The United States focused on the fact that “the enemy lost more territory than it gained” – this was cheerfully announced in official broadcasts after the War.

South Korea was perhaps the only side not to cheer, as unification had not been achieved and the division of the country had every chance of lasting for decades.

The Armistice prescribed three days period to withdraw all the armed forces to their respective parts of the country. This period expired on July 30.

Unification had not been achieved and the division of the country had every chance of lasting for decades.

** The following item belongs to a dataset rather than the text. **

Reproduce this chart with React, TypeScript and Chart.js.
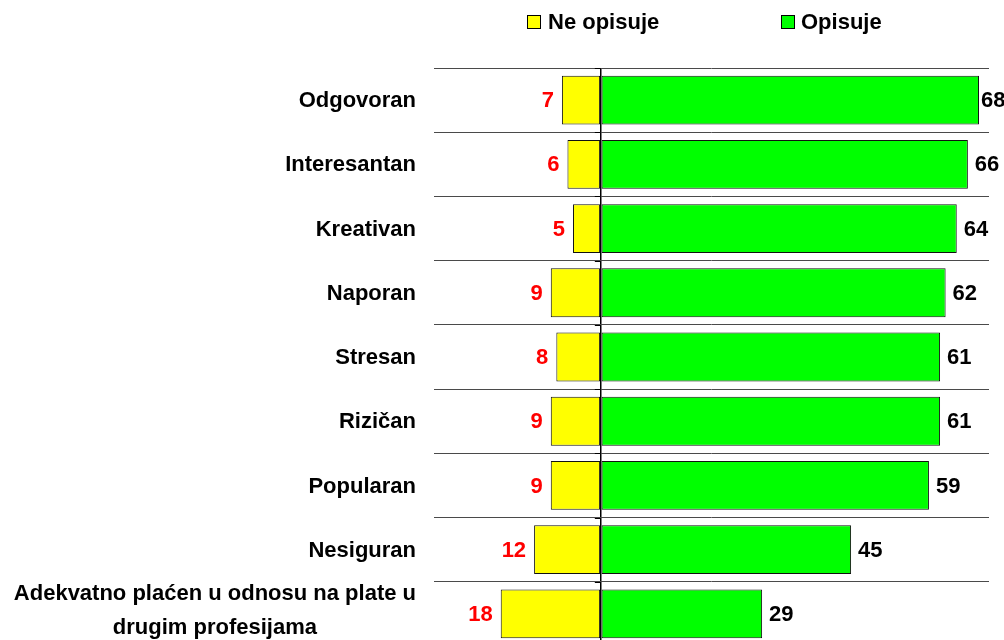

On the very next day, on July 31, the ROK received the first person to defect from the DPRK after the war – captain An Chang-sik (안창식) crossed the newly-established MDL to the South. He became the first of tens of thousands of North Koreans to flee to the South, and after living for 49 years as a South Korean citizen, he died in 2002.

Within ten days of the Agreement being signed, all islands of the opposing side were to be de-occupied. 48 days after the signing ceremony, i.e. by September 13, all military hazards were to be removed from the DMZ.

The Armistice also prescribed a repatriation of prisoners of war within 60 days. 82,493 North Korean POWs and 13,457 South Korean POWs were repatriated. 88 chose to go to a third country.

Many of those who were imprisoned by the North were never actually returned home. The South Korean side listed about 82,000 people as missing in action. They continued to live in the North, usually treated as second-class citizens. Some of them managed to flee the country in the 1990s when this problem became prominent. Since 1998, Seoul has managed to secure the return of about 20 of these people through official channels as well.

How North Korean art has portrayed the agreement


Both Koreas started to adjust to the new border. The newly acquired parts of territory were soon fully integrated into North and South Korea. The ROK briefly held the new territory under direct military rule, before integrating it in November 1954 – implementing a plan Seoul had for the entire Korean peninsula.

In North Korea, it took them longer, but it seems that by roughly the 1960s Kaesong was considered as North Korean as Pyongyang.

Interestingly, the fact that these small parts of territory used to belong to a different Korea is well remembered by its residents – quite fascinating when you think that the division by the 38 parallel lasted only for five years and the new border has existed for 65. It shows that should the unification of Korea ever come, it may easily take even more time to truly create one country from the two.

Many of those who were imprisoned by the North were never actually returned home

The Neutral Nations Supervisory Commission soon became a powerless organization – since it had no means to enforce its decisions. By the end of the Cold War, North Korea nullified the mandates of Poland and Czechoslovakia and ceased to recognize the commission. 

According to the agreement, they were to be led by a general, and in case of Switzerland, this rule was often fulfilled in a highly unusual way: by giving a professional diplomat a two-star rank and sending him to work in Korea. The Swiss and the Swedes duly monitor numerous violations of the Agreement by both sides.

Finally, the DPRK began to present the Agreement as its major diplomatic victory – and history had to be adjusted. Pyongyang started to claim that the United States wanted the MDL to pass to the north of what was ultimately agreed, and the pictures of the Armistice, which, instead of actual photos, are used in the North, showed a content North Korean delegation and depressed Americans.

There have been a lot of talks of the replacement of the Armistice agreement with a “permanent peace treaty”: most recently in April 2018 when Seoul and Pyongyang committed to sign one in 2018.

This does bring up a lot of questions. Seoul was never a party of the Armistice to begin with, and the Chinese Volunteers’ Army ceased to exist after it was withdrawn from the North in 1958.

More importantly, it is quite unclear why any new agreement is necessary if the Armistice has successfully served its purpose, preventing the resurgence of war in Korea, for 65 years. Should it nevertheless be signed, it may include many symbolic gestures and statements about non-aggression and peace – whether they will stick, of course, will remain to be seen.